The High Level Working Group was established after a U.S.-EU summit meeting on 28 November 2011. Its co-chairs are U.S. Trade Representative Ron Kirk and EU Trade Commissioner Karel De Gucht. The stated objective of the group is to "identify policies and measures to increase trade and investment to support mutually beneficial job creation, economic growth and competitiveness" in both the United States and the European Union. In the report, the Group concludes that the best way to achieve these objectives is to negotiate a comprehensive trade agreement. Both parties have expressed a desire to complete the negotiations quickly, with De Gucht hoping to wrap up the talks within 18 months.

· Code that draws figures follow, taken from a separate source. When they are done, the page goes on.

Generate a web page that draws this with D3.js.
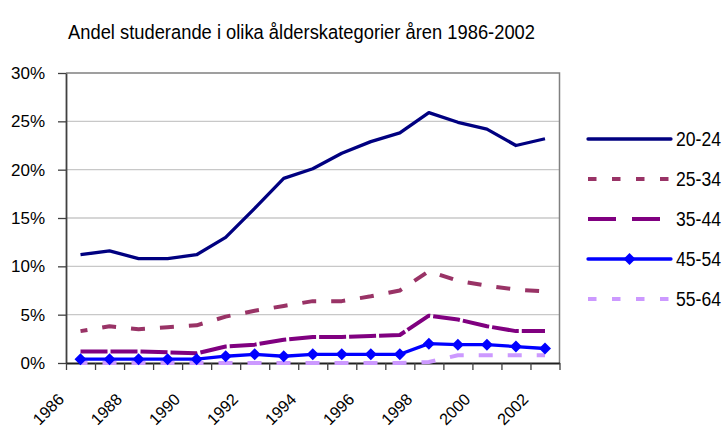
<!DOCTYPE html>
<html>
<head>
<meta charset="utf-8">
<script src="https://cdn.jsdelivr.net/npm/d3@7"></script>
<style>
	body { margin: 0; background-color: #fff; }
	text { font-family: "Liberation Sans", Arial, sans-serif; fill: #000; }
</style>
</head>
<body>
<script>
let years = ["1986", "1987", "1988", "1989", "1990", "1991", "1992", "1993", "1994",
	"1995", "1996", "1997", "1998", "1999", "2000", "2001", "2002"];
let yearLabels = ["1986", "1988", "1990", "1992", "1994", "1996", "1998", "2000", "2002"];
let yTicks = [0, 5, 10, 15, 20, 25, 30];

let seriesNames = ["20-24", "25-34", "35-44", "45-54", "55-64"];
let v2024 = [11.2, 11.6, 10.8, 10.8, 11.2, 13.0, 16.0, 19.1, 20.1, 21.7, 22.9, 23.8, 25.9, 24.9, 24.2, 22.5, 23.2];
let v2534 = [3.3, 3.8, 3.5, 3.7, 3.9, 4.8, 5.4, 5.9, 6.4, 6.4, 6.9, 7.5, 9.5, 8.5, 8.0, 7.6, 7.4];
let v3544 = [1.2, 1.2, 1.2, 1.1, 1.0, 1.7, 1.9, 2.4, 2.7, 2.7, 2.8, 2.9, 4.9, 4.5, 3.8, 3.3, 3.3];
let v4554 = [0.4, 0.4, 0.4, 0.4, 0.4, 0.7, 0.9, 0.7, 0.9, 0.9, 0.9, 0.9, 2.0, 1.9, 1.9, 1.7, 1.5];
let v5564 = [0, 0, 0, 0, 0, 0, 0, 0, 0, 0, 0, 0, 0.1, 0.8, 0.8, 0.8, 0.8];

function init() {
	let width = 723;
	let height = 428;
	let left = 66, right = 559.5, top = 73, bottom = 363;

	let svg = d3.select("body").append("svg")
		.attr("width", width)
		.attr("height", height);

	let x = d3.scaleBand()
		.domain(years)
		.range([left, right]);

	let xEdge = d3.scaleLinear()
		.domain([0, years.length])
		.range([left, right]);

	let y = d3.scaleLinear()
		.domain([0, 30])
		.range([bottom, top]);

	// styles per series (plot dash, legend dash)
	let styles = [
		{values: v2024, color: "#000080", width: 3.3, dash: null, legendDash: null},
		{values: v2534, color: "#993366", width: 4, dash: "14,15", offset: 7, legendDash: "8.5,15.5"},
		{values: v3544, color: "#800080", width: 4, dash: "27,3", offset: 0, legendDash: "28,16"},
		{values: v4554, color: "#0000ff", width: 3.3, dash: null, legendDash: null, marker: true},
		{values: v5564, color: "#cc99ff", width: 4, dash: "14,15", offset: 7, legendDash: "8.5,15.5"}
	];

	svg.append("text")
		.attr("x", 68)
		.attr("y", 38.5)
		.attr("font-size", 20.5)
		.attr("textLength", 467)
		.attr("lengthAdjust", "spacingAndGlyphs")
		.text("Andel studerande i olika ålderskategorier åren 1986-2002");

	// gridlines
	svg.append("g")
		.selectAll("line")
		.data(yTicks.filter(d => d > 0 && d < 30))
		.enter().append("line")
		.attr("x1", left)
		.attr("x2", right)
		.attr("y1", d => y(d))
		.attr("y2", d => y(d))
		.attr("stroke", "#c8c8c8")
		.attr("stroke-width", 1.3);

	// plot border top + right
	svg.append("path")
		.attr("d", `M${left},${y(30)}H${right}V${bottom}`)
		.attr("fill", "none")
		.attr("stroke", "#808080")
		.attr("stroke-width", 1.5);

	let yAxis = svg.append("g")
		.attr("transform", `translate(${left},0)`)
		.call(d3.axisLeft(y).tickValues(yTicks).tickFormat(d => d + "%").tickSize(8).tickPadding(13).tickSizeOuter(0));
	yAxis.select(".domain").attr("stroke", "#404040").attr("stroke-width", 1.8);
	yAxis.selectAll(".tick line").attr("stroke", "#404040").attr("stroke-width", 1.3);
	yAxis.selectAll(".tick text")
		.attr("font-size", 17)
		.attr("font-family", "Liberation Sans, Arial, sans-serif")
		.attr("fill", "#000");

	let xAxis = svg.append("g")
		.attr("transform", `translate(0,${bottom})`)
		.call(d3.axisBottom(xEdge).tickValues(d3.range(0, years.length + 1)).tickFormat("").tickSize(7).tickSizeOuter(0));
	xAxis.select(".domain").attr("stroke", "#202020").attr("stroke-width", 1.8);
	xAxis.selectAll(".tick line").attr("stroke", "#404040").attr("stroke-width", 1.3);

	svg.append("g")
		.selectAll("text")
		.data(yearLabels)
		.enter().append("text")
		.attr("transform", d => `translate(${x(d) + x.bandwidth() / 2 - 15.5},400.5) rotate(-45)`)
		.attr("text-anchor", "end")
		.attr("font-size", 16.2)
		.text(d => d);

	let line = d3.line()
		.x((d, i) => x(years[i]) + x.bandwidth() / 2)
		.y(d => y(d));

	let drawOrder = [0, 1, 2, 4, 3];
	drawOrder.forEach(k => {
		let s = styles[k];
		svg.append("path")
			.datum(s.values)
			.attr("d", line)
			.attr("fill", "none")
			.attr("stroke", s.color)
			.attr("stroke-width", s.width)
			.attr("stroke-linejoin", "round")
			.attr("stroke-dasharray", s.dash)
			.attr("stroke-dashoffset", s.offset || 0);

		if (s.marker) {
			svg.append("g")
				.selectAll("path")
				.data(s.values)
				.enter().append("path")
				.attr("d", d3.symbol(d3.symbolSquare, 72))
				.attr("transform", (d, i) => `translate(${x(years[i]) + x.bandwidth() / 2},${y(d)}) rotate(45)`)
				.attr("fill", s.color);
		}
	});

	// legend
	let legend = svg.append("g")
		.selectAll(".legend-item")
		.data(seriesNames)
		.enter().append("g")
		.attr("class", "legend-item")
		.attr("transform", (d, i) => `translate(0,${139 + i * 40})`);

	legend.append("line")
		.attr("x1", 588)
		.attr("x2", 671)
		.attr("stroke", (d, i) => styles[i].color)
		.attr("stroke-width", (d, i) => styles[i].width)
		.attr("stroke-linecap", (d, i) => styles[i].legendDash ? "butt" : "round")
		.attr("stroke-dasharray", (d, i) => styles[i].legendDash);

	legend.filter((d, i) => styles[i].marker)
		.append("path")
		.attr("d", d3.symbol(d3.symbolSquare, 72))
		.attr("transform", "translate(629.5,0) rotate(45)")
		.attr("fill", styles[3].color);

	// taller, narrow-looking legend text
	legend.append("text")
		.attr("transform", "translate(676,7) scale(1,1.2)")
		.attr("font-size", 17.6)
		.text(d => d);
}

window.onload = () => {
	init();
};
</script>
</body>
</html>
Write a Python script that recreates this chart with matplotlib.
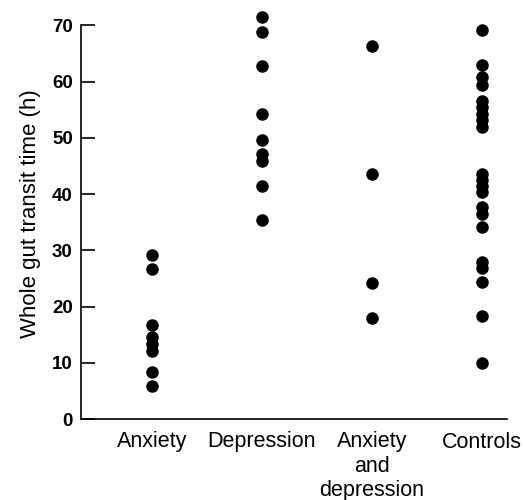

Specifically, the report details seven categories that a potential agreement would include: tariffs, non-tariff barriers and regulatory issues, services, investment, procurement, intellectual property rights and rules.
The first stated objective of a potential agreement would be to eliminate all tariffs on bi-lateral trade. The report notes that the goal would be for quick phase-outs of all duties except those on goods from particularly sensitive sectors. The language of the report leaves some flexibility for treatment of the most sensitive products.
The Working Group is careful to mention the respect that each party has for the other's regulatory regime. That said, the report emphasises a desire to streamline regulation in order to create an "integrated transatlantic marketplace." Recognising the delicate nature of potential negotiations, the report details only a few specific areas of potential agreement. These include a chapter on sanitary and phytosanitary standards, a chapter on technical barriers to trade, and provisions for promoting future regulatory compatibility. The Working Group has also asked stakeholders to present by the end of the year concrete examples of regulatory irregularities that impede trade in order to properly address those issues during the regulatory process.